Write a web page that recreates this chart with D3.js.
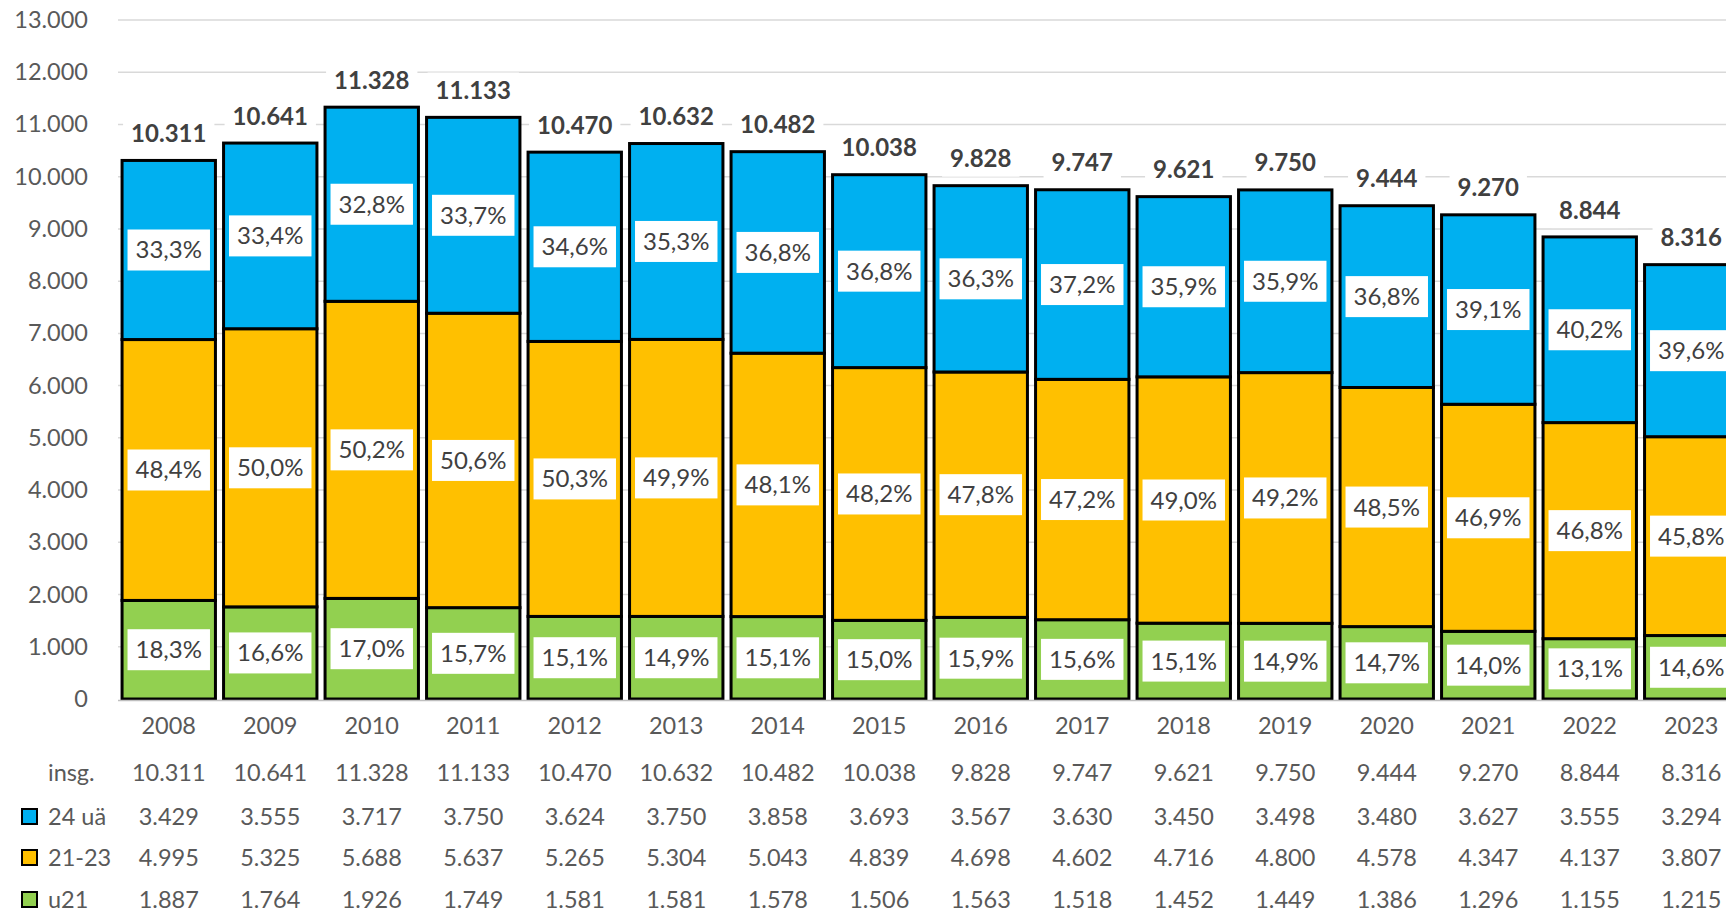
<!DOCTYPE html>
<html>
<head>
<meta charset="utf-8">
<script src="https://cdn.jsdelivr.net/npm/d3@7"></script>
<style>
  body { margin: 0; background: #fff; }
  svg { display: block; font-family: Lato, "Open Sans", sans-serif; }
</style>
</head>
<body>
<svg id="chart"></svg>
<script>
// values
const years = ["2008","2009","2010","2011","2012","2013","2014","2015","2016","2017","2018","2019","2020","2021","2022","2023"]
const totals = [10311,10641,11328,11133,10470,10632,10482,10038,9828,9747,9621,9750,9444,9270,8844,8316]
const ua24 = [3429,3555,3717,3750,3624,3750,3858,3693,3567,3630,3450,3498,3480,3627,3555,3294]
const age2123 = [4995,5325,5688,5637,5265,5304,5043,4839,4698,4602,4716,4800,4578,4347,4137,3807]
const u21 = [1887,1764,1926,1749,1581,1581,1578,1506,1563,1518,1452,1449,1386,1296,1155,1215]
const yTicks = [0,1000,2000,3000,4000,5000,6000,7000,8000,9000,10000,11000,12000,13000]

const seriesNames = ["u21", "21-23", "24 uä"]
const colors = { "u21": "#92D050", "21-23": "#FFC000", "24 uä": "#00B0F0" }

const W = 1726, H = 913
const de = d3.formatLocale({ decimal: ",", thousands: ".", grouping: [3], currency: ["", " €"] })
const fmtNum = de.format(",d")
const fmtPct = de.format(".1%")

const svg = d3.select("#chart").attr("width", W).attr("height", H)

const x = d3.scaleBand()
  .domain(years)
  .range([118, 1742])
  .paddingInner(0.08)
  .paddingOuter(0.04)

const y = d3.scaleLinear().domain([0, 13000]).range([699, 20])

// gridlines
svg.append("g")
  .selectAll("line")
  .data(yTicks.slice(1))
  .join("line")
  .attr("x1", 118).attr("x2", W)
  .attr("y1", d => y(d)).attr("y2", d => y(d))
  .attr("stroke", "#d9d9d9")
  .attr("stroke-width", 1.5)

// y axis labels
svg.append("g")
  .selectAll("text")
  .data(yTicks)
  .join("text")
  .attr("x", 88)
  .attr("y", d => y(d) + 8)
  .attr("text-anchor", "end")
  .attr("font-size", 23.5)
  .attr("fill", "#595959")
  .text(d => fmtNum(d))

// stacked data
const rows = years.map((yr, i) => ({ year: yr, "u21": u21[i], "21-23": age2123[i], "24 uä": ua24[i], total: totals[i] }))
const stacked = d3.stack().keys(seriesNames)(rows)

const layers = svg.append("g")
  .selectAll("g")
  .data(stacked)
  .join("g")
  .attr("fill", d => colors[d.key])

layers.selectAll("rect")
  .data(d => d)
  .join("rect")
  .attr("x", d => x(d.data.year))
  .attr("width", x.bandwidth())
  .attr("y", d => y(d[1]))
  .attr("height", d => y(d[0]) - y(d[1]))
  .attr("stroke", "#000")
  .attr("stroke-width", 3)

// x axis line
svg.append("line")
  .attr("x1", 118).attr("x2", W)
  .attr("y1", 700.5).attr("y2", 700.5)
  .attr("stroke", "#bfbfbf")
  .attr("stroke-width", 1.5)

// label with white box behind it
function boxedLabel(g, cx, cy, txt, opts) {
  const t = g.append("text")
    .attr("x", cx)
    .attr("y", cy + 8.5)
    .attr("text-anchor", "middle")
    .attr("font-size", 24)
    .attr("font-weight", opts.bold ? "bold" : "normal")
    .attr("fill", opts.color)
    .text(txt)
  const w = t.node().getComputedTextLength() + opts.pad * 2
  g.insert("rect", "text")
    .attr("x", cx - w / 2)
    .attr("y", cy - opts.h / 2)
    .attr("width", w)
    .attr("height", opts.h)
    .attr("fill", "#fff")
}

// percentage labels
stacked.forEach(layer => {
  layer.forEach(d => {
    const g = svg.append("g")
    const cx = x(d.data.year) + x.bandwidth() / 2
    const cy = (y(d[0]) + y(d[1])) / 2
    boxedLabel(g, cx, cy, fmtPct((d[1] - d[0]) / d.data.total), { color: "#404040", pad: 8, h: 41 })
  })
})

// totals
rows.forEach(d => {
  const g = svg.append("g")
  const cx = x(d.year) + x.bandwidth() / 2
  boxedLabel(g, cx, y(d.total) - 27, fmtNum(d.total), { color: "#404040", pad: 8, h: 36, bold: true })
})

// year labels
svg.append("g")
  .selectAll("text")
  .data(years)
  .join("text")
  .attr("x", d => x(d) + x.bandwidth() / 2)
  .attr("y", 734)
  .attr("text-anchor", "middle")
  .attr("font-size", 23.5)
  .attr("fill", "#595959")
  .text(d => d)

// data table below
const tableRows = [
  { label: "insg.", values: totals, color: null, y: 773 },
  { label: "24 uä", values: ua24, color: colors["24 uä"], y: 817 },
  { label: "21-23", values: age2123, color: colors["21-23"], y: 858 },
  { label: "u21", values: u21, color: colors["u21"], y: 900 }
]

const table = svg.append("g")
tableRows.forEach(r => {
  if (r.color) {
    table.append("rect")
      .attr("x", 22).attr("y", r.y - 8)
      .attr("width", 15).attr("height", 15)
      .attr("fill", r.color)
      .attr("stroke", "#000")
      .attr("stroke-width", 2)
  }
  table.append("text")
    .attr("x", 48).attr("y", r.y + 8)
    .attr("font-size", 23.5)
    .attr("fill", "#595959")
    .text(r.label)
  table.append("g")
    .selectAll("text")
    .data(r.values)
    .join("text")
    .attr("x", (d, i) => x(years[i]) + x.bandwidth() / 2)
    .attr("y", r.y + 8)
    .attr("text-anchor", "middle")
    .attr("font-size", 23.5)
    .attr("fill", "#595959")
    .text(d => fmtNum(d))
})
</script>
</body>
</html>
-------
▶ **What you should do**
Search the listing above for the string "chart". Copy every line that contains it.

▶ **Reply to the exercise**
Write a web page that recreates this chart with D3.js.
<svg id="chart"></svg>
const svg = d3.select("#chart").attr("width", W).attr("height", H)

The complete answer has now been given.